Create a calendar event with autocreated conferencing

Next, create an event as usual, using the autocreate dict to pass the user's Zoom grant ID as conf_grant_id. Nylas contacts Zoom to create the conference, then creates the event.

If Nylas is unable to create the Zoom conference for any reason, it returns a 400 response and forwards the Zoom error message.
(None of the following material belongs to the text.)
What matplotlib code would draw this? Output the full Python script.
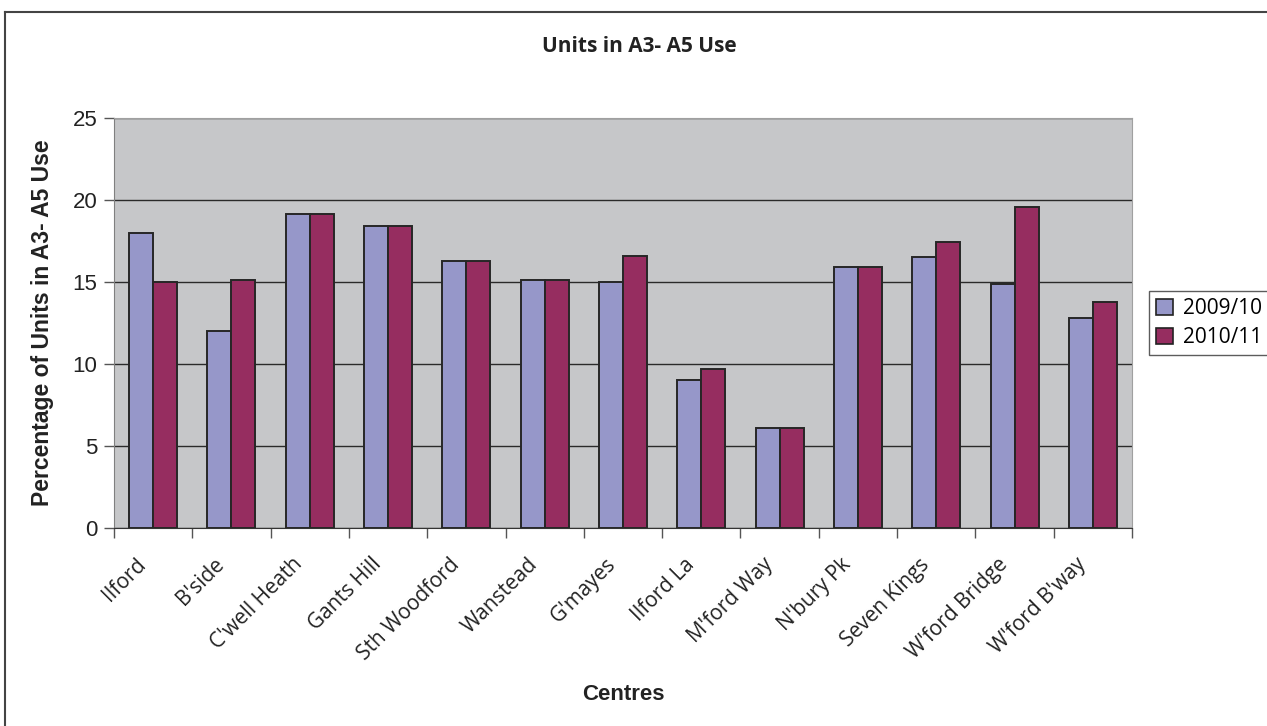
import numpy as np
import matplotlib
matplotlib.use("Agg")
import matplotlib.pyplot as plt
import matplotlib.transforms as mtransforms
from matplotlib.lines import Line2D
from matplotlib.patches import Patch

# Units in A3-A5 use per centre, two survey years
centres = ["Ilford", "B'side", "C'well Heath", "Gants Hill", "Sth Woodford",
           "Wanstead", "G'mayes", "Ilford La", "M'ford Way", "N'bury Pk",
           "Seven Kings", "W'ford Bridge", "W'ford B'way"]
pct_2009 = [18.0, 12.0, 19.15, 18.4, 16.3, 15.15, 15.0, 9.0, 6.1, 15.9, 16.5, 14.9, 12.8]
pct_2010 = [15.0, 15.15, 19.15, 18.4, 16.3, 15.15, 16.6, 9.7, 6.1, 15.9, 17.45, 19.6, 13.8]
series_names = ["2009/10", "2010/11"]
y_ticks = [0, 5, 10, 15, 20, 25]

COL_A = "#9697c9"
COL_B = "#962d60"
TXT = "#222222"
ARIAL = "Liberation Sans"
MYRIAD = "Open Sans"

W, H = 1267, 726
fig = plt.figure(figsize=(W / 100, H / 100), dpi=100)
fig.patch.set_facecolor("white")

ax = fig.add_axes([114 / W, 1 - 528 / H, (1132 - 114) / W, (528 - 118) / H])
ax.set_facecolor("#c6c7c9")

x = np.arange(len(centres))
bw = 0.306
ax.bar(x - bw / 2, pct_2009, bw, color=COL_A, edgecolor="#262626", linewidth=1.4, zorder=3)
ax.bar(x + bw / 2, pct_2010, bw, color=COL_B, edgecolor="#262626", linewidth=1.4, zorder=3)

ax.set_xlim(-0.5, len(centres) - 0.5)
ax.set_ylim(0, 25)
ax.set_yticks(y_ticks)
ax.set_yticklabels([str(v) for v in y_ticks], fontsize=16, family=ARIAL, color=TXT)
ax.yaxis.grid(True, color="#2a2a2a", linewidth=1, zorder=1)
ax.set_axisbelow(True)
ax.tick_params(axis="y", direction="out", length=7, width=1, color="#555555", pad=5)

# category labels at centres, tick marks at category boundaries
ax.set_xticks(x)
ax.set_xticks(np.arange(len(centres) + 1) - 0.5, minor=True)
ax.tick_params(axis="x", which="major", length=0, pad=24)
ax.tick_params(axis="x", which="minor", direction="out", length=7, width=1, color="#555555")
ax.set_xticklabels(centres, rotation=45, ha="right", va="center",
                   rotation_mode="anchor", fontsize=15, family=MYRIAD, color=TXT)
shift = mtransforms.ScaledTranslation(-10 / 100, 0, fig.dpi_scale_trans)
for lbl in ax.get_xticklabels():
    lbl.set_transform(lbl.get_transform() + shift)

for side in ["top", "right"]:
    ax.spines[side].set_color("#a0a0a0")
ax.spines["left"].set_color("#808080")
ax.spines["bottom"].set_color("#333333")

fig.text(43 / W, 1 - 323 / H, "Percentage of Units in A3- A5 Use", rotation=90,
         ha="center", va="center", fontsize=16.5, fontweight="bold", family=ARIAL, color=TXT)
fig.text(623 / W, 1 - 694 / H, "Centres", ha="center", va="center", fontsize=16,
         fontweight="bold", family=ARIAL, color=TXT)
fig.text(639 / W, 1 - 47 / H, "Units in A3- A5 Use", ha="center", va="center",
         fontsize=15, fontweight="bold", family=MYRIAD, color=TXT)

handles = [Patch(facecolor=COL_A, edgecolor="#222222", linewidth=1.2),
           Patch(facecolor=COL_B, edgecolor="#222222", linewidth=1.2)]
leg = fig.legend(handles, series_names, loc="center left",
                 bbox_to_anchor=(1149 / W, 1 - 323 / H), frameon=True, fancybox=False,
                 prop={"family": MYRIAD, "size": 15}, handlelength=0.8, handleheight=0.8,
                 handletextpad=0.5, borderpad=0.35, labelspacing=0.4, borderaxespad=0)
leg.get_frame().set_edgecolor("#333333")
leg.get_frame().set_linewidth(1)

# outer chart frame (top and left edges)
fig.add_artist(Line2D([5 / W, 5 / W], [0, 1 - 12 / H], color="#444444", linewidth=1.5))
fig.add_artist(Line2D([5 / W, 1], [1 - 12 / H, 1 - 12 / H], color="#444444", linewidth=1.5))

fig.savefig("out.png", dpi=100)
🔍 Good to know: Nylas uses the enum zoom when authenticating and creating a connector, and Zoom Meeting when autocreating a meeting.

"conferencing": {
"provider": "Zoom Meeting",
"autocreate": {
"conf_grant_id": "<USER_ZOOM_GRANT_ID>"
}
}
curl --request POST \
--url https://api.us.nylas.com/v3/grants/<NYLAS_GRANT_ID>/events?calendar_id=<CALENDAR_ID> \
--header 'Accept: application/json' \
--header 'Authorization: Bearer <NYLAS_API_KEY>' \
--header 'Content-Type: application/json' \
--data '{
"title": "Philosophy Club Zoom Meeting",
"status": "confirmed",
"busy": true,
"conferencing":
{
"provider": "Zoom Meeting",
"autocreate":
{
"conf_grant_id": "<USER_ZOOM_GRANT_ID>"
}
}
"participants": [
{
"name": "Aristotle",
"email": "[email protected]"
},
{
"name": "Jane Stephens",
"email": "[email protected]"
}
],
"description": "Come ready to talk philosophy!",
"when":
{
"time": 1700060400
},
}'

Zoom conferencing behavior and limitations

When you create or update an event with autocreated Zoom conferencing, Nylas first contacts the Zoom service to create or modify the conference. If Nylas is unable to update the Zoom event the entire update command fails and the parent event is not updated either.

If you update an event's time, timezone, duration, title, or description, Nylas updates those fields on the Zoom conference.

When you delete an event, Nylas deletes the provider event first, then contacts Zoom to delete the associated conference. If Nylas is unable to delete the conference, it returns an error code and the event is still deleted, but the orphaned Zoom conference persists.

If you create or modify an event so that it occurs in the past, Nylas can update the event on the provider, but Zoom cannot. Instead, Zoom schedules the conference for the time you made the update request.